Stated goal
Identify all lines of the data containing the string "chart" and copy them.

• • • • • • •

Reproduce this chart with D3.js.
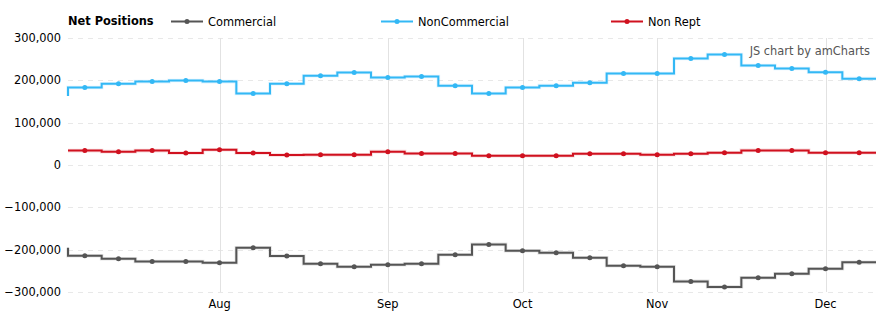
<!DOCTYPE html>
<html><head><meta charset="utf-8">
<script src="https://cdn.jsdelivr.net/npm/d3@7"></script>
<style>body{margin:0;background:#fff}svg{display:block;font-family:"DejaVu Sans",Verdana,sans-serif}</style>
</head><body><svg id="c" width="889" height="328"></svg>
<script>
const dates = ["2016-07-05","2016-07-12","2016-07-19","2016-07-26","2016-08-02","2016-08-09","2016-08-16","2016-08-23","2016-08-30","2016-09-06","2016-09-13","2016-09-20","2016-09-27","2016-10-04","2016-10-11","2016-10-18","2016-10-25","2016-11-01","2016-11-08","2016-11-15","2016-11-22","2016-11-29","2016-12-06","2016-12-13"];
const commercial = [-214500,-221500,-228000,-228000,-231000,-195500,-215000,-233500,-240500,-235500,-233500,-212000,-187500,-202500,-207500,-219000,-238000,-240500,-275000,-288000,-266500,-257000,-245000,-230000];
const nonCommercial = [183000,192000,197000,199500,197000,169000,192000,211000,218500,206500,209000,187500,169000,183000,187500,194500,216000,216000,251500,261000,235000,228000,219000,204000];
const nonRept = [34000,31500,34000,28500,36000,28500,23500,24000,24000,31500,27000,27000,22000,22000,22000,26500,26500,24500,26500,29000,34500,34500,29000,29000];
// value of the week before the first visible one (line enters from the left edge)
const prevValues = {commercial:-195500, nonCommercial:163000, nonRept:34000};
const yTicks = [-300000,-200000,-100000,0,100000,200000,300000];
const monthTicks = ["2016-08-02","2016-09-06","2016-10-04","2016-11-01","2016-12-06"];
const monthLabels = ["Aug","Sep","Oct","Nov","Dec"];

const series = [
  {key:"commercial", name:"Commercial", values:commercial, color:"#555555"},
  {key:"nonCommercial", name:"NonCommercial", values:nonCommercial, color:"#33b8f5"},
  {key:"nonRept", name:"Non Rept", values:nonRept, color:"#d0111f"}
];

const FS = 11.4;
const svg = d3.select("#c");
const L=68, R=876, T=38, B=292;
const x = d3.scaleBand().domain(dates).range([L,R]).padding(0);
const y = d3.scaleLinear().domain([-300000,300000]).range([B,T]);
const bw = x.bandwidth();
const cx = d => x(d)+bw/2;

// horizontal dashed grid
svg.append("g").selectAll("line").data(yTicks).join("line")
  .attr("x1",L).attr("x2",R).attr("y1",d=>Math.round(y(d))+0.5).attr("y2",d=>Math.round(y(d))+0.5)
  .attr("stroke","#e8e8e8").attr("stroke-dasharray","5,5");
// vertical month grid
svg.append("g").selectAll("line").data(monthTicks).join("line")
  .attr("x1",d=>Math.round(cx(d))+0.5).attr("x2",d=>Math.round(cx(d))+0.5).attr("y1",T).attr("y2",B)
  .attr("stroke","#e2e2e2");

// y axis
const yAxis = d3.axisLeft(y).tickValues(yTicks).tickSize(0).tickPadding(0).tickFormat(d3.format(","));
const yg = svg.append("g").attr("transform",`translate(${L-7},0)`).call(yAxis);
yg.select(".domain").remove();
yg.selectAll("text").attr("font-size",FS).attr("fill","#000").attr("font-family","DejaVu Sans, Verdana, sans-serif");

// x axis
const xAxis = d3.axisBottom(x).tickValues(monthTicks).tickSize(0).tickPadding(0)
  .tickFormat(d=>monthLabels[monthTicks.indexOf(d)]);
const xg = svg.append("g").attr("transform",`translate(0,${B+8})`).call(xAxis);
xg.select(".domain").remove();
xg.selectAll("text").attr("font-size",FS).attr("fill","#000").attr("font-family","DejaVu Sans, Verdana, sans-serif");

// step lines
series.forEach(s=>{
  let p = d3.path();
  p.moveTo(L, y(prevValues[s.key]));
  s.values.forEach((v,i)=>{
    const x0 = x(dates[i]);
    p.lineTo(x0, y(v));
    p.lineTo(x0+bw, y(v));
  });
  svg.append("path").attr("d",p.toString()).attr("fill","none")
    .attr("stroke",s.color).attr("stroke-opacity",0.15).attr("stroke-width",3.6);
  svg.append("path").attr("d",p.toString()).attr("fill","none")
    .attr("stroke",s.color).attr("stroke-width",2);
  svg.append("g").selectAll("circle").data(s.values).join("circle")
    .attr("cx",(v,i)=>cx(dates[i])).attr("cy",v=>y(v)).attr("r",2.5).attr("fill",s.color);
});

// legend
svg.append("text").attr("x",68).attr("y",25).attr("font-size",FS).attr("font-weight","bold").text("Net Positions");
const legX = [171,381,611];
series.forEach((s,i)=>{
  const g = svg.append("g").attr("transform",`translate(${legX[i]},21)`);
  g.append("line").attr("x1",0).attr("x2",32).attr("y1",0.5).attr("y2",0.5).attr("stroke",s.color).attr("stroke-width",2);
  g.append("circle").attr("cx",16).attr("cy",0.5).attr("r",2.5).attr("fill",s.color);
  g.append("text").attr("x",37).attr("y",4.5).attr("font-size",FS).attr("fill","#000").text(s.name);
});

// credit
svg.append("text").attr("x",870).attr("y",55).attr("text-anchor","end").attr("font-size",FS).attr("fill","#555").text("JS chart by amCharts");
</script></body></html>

• • • • • • •

The response
Reproduce this chart with D3.js.
svg.append("text").attr("x",870).attr("y",55).attr("text-anchor","end").attr("font-size",FS).attr("fill","#555").text("JS chart by amCharts");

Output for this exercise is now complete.